| WHAT YOU ARE ASKED TO DO |
Leaving the pictures out, print the lines from the first line of the listing through the line containing "auc_l0_90, auc_l0_150, auc_l0_300, auc_l0_408]", exactly as they read, and no others.

_ _ _ _

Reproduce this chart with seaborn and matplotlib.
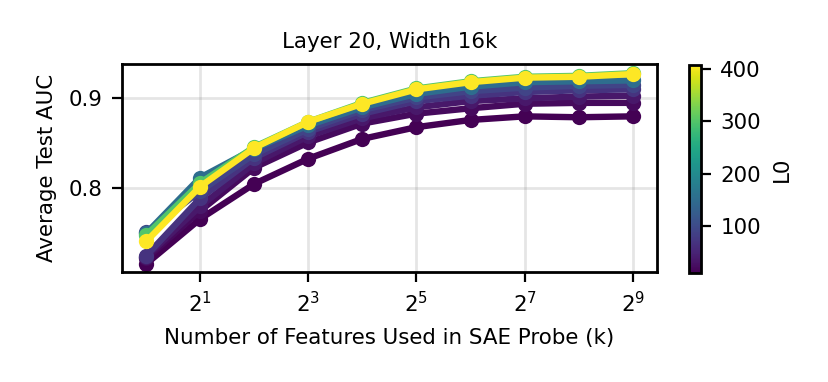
import numpy as np
import pandas as pd
import matplotlib
matplotlib.use("Agg")
import matplotlib.pyplot as plt
import seaborn as sns

k_values = [1, 2, 4, 8, 16, 32, 64, 128, 256, 512]
l0_values = [11, 20, 36, 68, 90, 150, 300, 408]
auc_l0_11 = [0.716, 0.766, 0.805, 0.833, 0.855, 0.868, 0.876, 0.880, 0.879, 0.880]
auc_l0_20 = [0.722, 0.775, 0.823, 0.851, 0.872, 0.883, 0.889, 0.894, 0.895, 0.895]
auc_l0_36 = [0.724, 0.780, 0.828, 0.858, 0.878, 0.890, 0.897, 0.900, 0.902, 0.903]
auc_l0_68 = [0.725, 0.789, 0.834, 0.863, 0.883, 0.897, 0.903, 0.907, 0.909, 0.910]
auc_l0_90 = [0.751, 0.797, 0.838, 0.866, 0.887, 0.901, 0.908, 0.912, 0.914, 0.915]
auc_l0_150 = [0.750, 0.812, 0.844, 0.870, 0.890, 0.905, 0.913, 0.918, 0.919, 0.920]
auc_l0_300 = [0.748, 0.806, 0.846, 0.874, 0.895, 0.911, 0.919, 0.924, 0.925, 0.928]
auc_l0_408 = [0.741, 0.802, 0.845, 0.874, 0.894, 0.910, 0.918, 0.923, 0.924, 0.927]

series = [auc_l0_11, auc_l0_20, auc_l0_36, auc_l0_68,
          auc_l0_90, auc_l0_150, auc_l0_300, auc_l0_408]

rows = []
for l0, aucs in zip(l0_values, series):
    for k, auc in zip(k_values, aucs):
        rows.append({"k": k, "auc": auc, "L0": l0})
df = pd.DataFrame(rows)

plt.rcParams["font.size"] = 7.7
plt.rcParams["axes.linewidth"] = 1.0

fig = plt.figure(figsize=(4.145, 1.91), dpi=200)
ax = fig.add_axes([0.147, 0.288, 0.6455, 0.544])

norm = matplotlib.colors.Normalize(vmin=10, vmax=408)
sns.lineplot(
    data=df, x="k", y="auc", hue="L0",
    palette="viridis", hue_norm=norm,
    marker="o", markersize=5.5, markeredgewidth=0,
    linewidth=2.3, legend=False, ax=ax
)

ax.set_xscale("log", base=2)
ax.set_xticks([2, 8, 32, 128, 512])
ax.set_xticklabels([r"$2^{1}$", r"$2^{3}$", r"$2^{5}$", r"$2^{7}$", r"$2^{9}$"])
ax.minorticks_off()
ax.set_yticks([0.8, 0.9])
ax.set_ylim(0.707, 0.938)
ax.grid(True, color="gray", alpha=0.2, linewidth=1)
ax.set_title("Layer 20, Width 16k", fontsize=7.7)
ax.set_xlabel("Number of Features Used in SAE Probe (k)", fontsize=7.7)
ax.set_ylabel("Average Test AUC", fontsize=7.7)

cax = fig.add_axes([0.831, 0.285, 0.0145, 0.545])
sm = matplotlib.cm.ScalarMappable(cmap="viridis", norm=norm)
cb = fig.colorbar(sm, cax=cax)
cb.set_ticks([100, 200, 300, 400])
cb.set_label("L0", fontsize=7.7)

fig.savefig("out.png", dpi=200)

_ _ _ _

| WORKED SOLUTION |
Reproduce this chart with seaborn and matplotlib.
import numpy as np
import pandas as pd
import matplotlib
matplotlib.use("Agg")
import matplotlib.pyplot as plt
import seaborn as sns

k_values = [1, 2, 4, 8, 16, 32, 64, 128, 256, 512]
l0_values = [11, 20, 36, 68, 90, 150, 300, 408]
auc_l0_11 = [0.716, 0.766, 0.805, 0.833, 0.855, 0.868, 0.876, 0.880, 0.879, 0.880]
auc_l0_20 = [0.722, 0.775, 0.823, 0.851, 0.872, 0.883, 0.889, 0.894, 0.895, 0.895]
auc_l0_36 = [0.724, 0.780, 0.828, 0.858, 0.878, 0.890, 0.897, 0.900, 0.902, 0.903]
auc_l0_68 = [0.725, 0.789, 0.834, 0.863, 0.883, 0.897, 0.903, 0.907, 0.909, 0.910]
auc_l0_90 = [0.751, 0.797, 0.838, 0.866, 0.887, 0.901, 0.908, 0.912, 0.914, 0.915]
auc_l0_150 = [0.750, 0.812, 0.844, 0.870, 0.890, 0.905, 0.913, 0.918, 0.919, 0.920]
auc_l0_300 = [0.748, 0.806, 0.846, 0.874, 0.895, 0.911, 0.919, 0.924, 0.925, 0.928]
auc_l0_408 = [0.741, 0.802, 0.845, 0.874, 0.894, 0.910, 0.918, 0.923, 0.924, 0.927]

series = [auc_l0_11, auc_l0_20, auc_l0_36, auc_l0_68,
          auc_l0_90, auc_l0_150, auc_l0_300, auc_l0_408]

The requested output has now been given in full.